Topologically induced local P and CP violation in hot QCD

TL;DR

This paper discusses how topological fluctuations in hot QCD can induce observable local P and CP violation effects, such as charge separation in heavy ion collisions, described by effective axion electrodynamics.

Contribution

It proposes that intense magnetic fields in hot QCD matter can lead to observable local P and CP violation effects, linking topological fluctuations to experimental signatures.

Findings

Evidence of charge separation observed in heavy ion collisions.

Topological fluctuations can induce local P and CP violation effects.

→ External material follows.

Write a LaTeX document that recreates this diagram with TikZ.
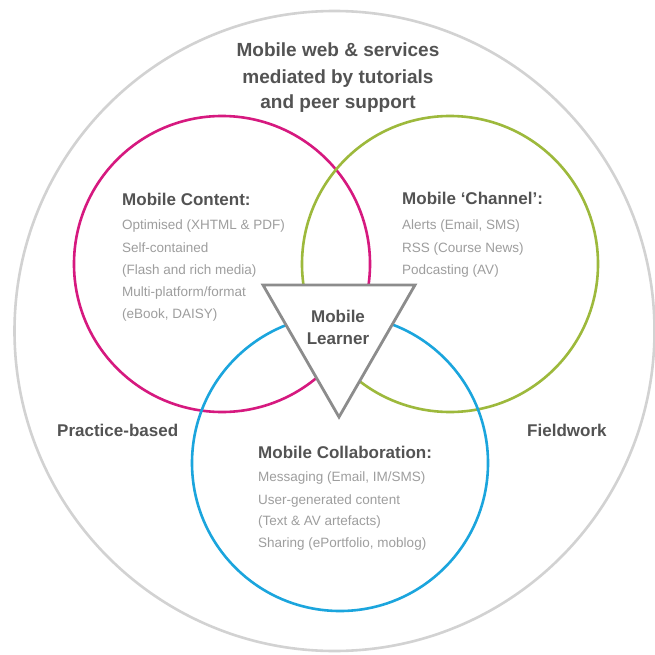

Effective description using Maxwell-Chern-Simons theory.

Abstract

Very stringent experimental bounds exist on the amount of P and CP violation in strong interactions. Nevertheless, the presence of non-Abelian topological solutions and the axial anomaly make the issue of CP invariance in QCD non-trivial ("the strong CP problem"). Even in the absence of a global P and CP violation the fluctuations of topological charge in the QCD vacuum are expected to play an important role in the breaking of chiral symmetry, and in the mass spectrum and other properties of hadrons. Here I argue that topological fluctuations in hot QCD matter can become directly observable in the presence of a very intense external magnetic field by inducing local P- and CP- odd effects. These local parity-violating phenomena can be described by using the Maxwell-Chern-Simons, or axion, electrodynamics as an effective theory. Local P and CP violation in hot QCD matter can be observed in experiment through the "chiral magnetic effect" - the separation of electric charge along the axis of magnetic field that is created by the colliding relativistic ions. There is a recent evidence for the electric charge separation relative to the reaction plane of heavy ion collisions from the STAR Collaboration at RHIC.